A 5 Day Devotional from Pastor Kyle
This five-day devotional invites you to move from asking, "Who is my neighbor?" to living the deeper question: "Will I be one?" As you reflect on Jesus’ parable and the heart behind it, you’ll practice choosing mercy over convenience, availability over inadequacy, and compassionate action over comfortable distance.
Luke 10:25-28
The lawyer’s question sounds spiritual, but Jesus exposes what’s underneath it: a desire to measure responsibility instead of embracing love. Jesus brings the conversation back to what is already written—love God with everything in you, and love your neighbor as yourself. Eternal life isn’t presented as a debate topic; it’s a way of living that flows from a heart aligned with God.
The sermon reminds us that Jesus doesn’t let us reduce love to labels or limits. Love is not primarily about identifying the minimum requirement; it’s about practicing a surrendered life where devotion to God shows up in devotion to people. When love for God is real, it inevitably becomes love that moves toward others in practical ways.
Today, begin by asking God to reshape your definition of faithfulness. Not faithfulness as correct answers or religious activity, but faithfulness as a life that notices, responds, and makes room for compassion. Jesus’ invitation is simple and searching: “Do this and you will live.”
Luke 10:29-32
The priest and the Levite both see the wounded man, and that detail matters: the issue isn’t ignorance, it’s disengagement. The sermon put it plainly—compassion often loses to convenience. They may have had reasons that sounded responsible, but the outcome was the same: they crossed the road and protected their schedule, their comfort, or their image.
This is one of the most uncomfortable truths of the parable: you can be religious and still walk past what breaks God’s heart. Sometimes the greatest barrier to loving people isn’t hatred; it’s distraction. When we say, “It’s not my fault,” we can quietly add, “so it’s not my problem,” and our hearts drift from God’s priorities.
Today is about noticing the roads you routinely cross to avoid inconvenience. Following Jesus means refusing to normalize distance from pain. You may not have caused someone’s hardship, but you can still be part of God’s answer by choosing presence over passing by.
2 Corinthians 12:9
The Levite may have felt what many of us feel: “This problem is too big, and I’m not qualified.” The sermon named that struggle with honesty—sometimes we don’t ignore needs because we don’t care, but because we feel inadequate. We compare the size of the wound to our ability to fix it, and when our ability feels small, we step back.

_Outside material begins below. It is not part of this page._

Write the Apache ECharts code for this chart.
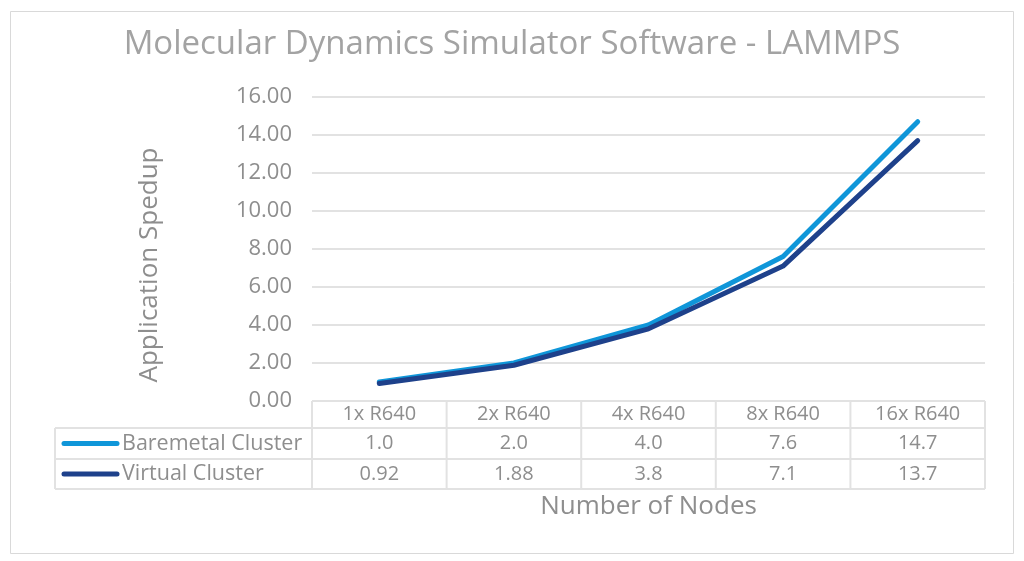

But God has never required perfection before compassion. He isn’t looking for your capability as much as your availability, because He supplies what you lack. His grace is sufficient, and His strength is made perfect in weakness; that means your limitations are not disqualifiers—they can become places where God’s power is clearly seen.
Today, release the pressure to be the solution and embrace the calling to be present. Often the most powerful words are simple: “I’m here,” “How can I help?” and “You’re not alone.” When you offer what you have—time, attention, prayer, a practical step—God multiplies availability into impact.
Luke 10:33-35
The Samaritan does what the others would not: he moves toward the wounded man with mercy. The shock of the story is that the “outsider” becomes the example of neighbor-love, proving that compassion doesn’t stop to calculate worthiness. He sees a person in pain and responds with action—stopping, touching the wounds, using resources, giving time, and paying a cost.
The sermon emphasized that compassion always costs something: time, energy, comfort, resources. Yet the Samaritan’s choices reveal a kingdom value system—people are more important than inconvenience. Real love is not abstract sentiment; it is love that interrupts, engages, and sacrifices to bring healing and dignity.
Today, consider where God is inviting you to bear a cost for someone else’s good. You may not be able to do everything, but you can always do something. Mercy becomes tangible when you decide that your comfort is not the highest priority and your neighbor’s well-being is worth your inconvenience.
Romans 5:8
The Samaritan’s mercy is a mirror that reflects something even deeper: the way Jesus has loved us. While we were still sinners—wounded, unable to heal ourselves, undeserving by any merit—Christ moved toward us and paid the cost we couldn’t pay. He didn’t cross the road to avoid our mess; He entered it to bring rescue and restoration.
This is why the real question isn’t only “Who is my neighbor?” but “Will I be one?” Neighbor-love is not moral performance; it’s gratitude in motion. When we live from the mercy we’ve received, we become people who welcome others into the “neighborhood” of God’s family—where no one gets left behind and love has a face.
Today, let the gospel shape your next steps. Ask Jesus to make your life a signpost of His love, so that your compassion points beyond you to Him. As you remember the mercy you’ve received, choose one ongoing practice of neighboring that becomes part of your normal rhythm, not just a rare exception.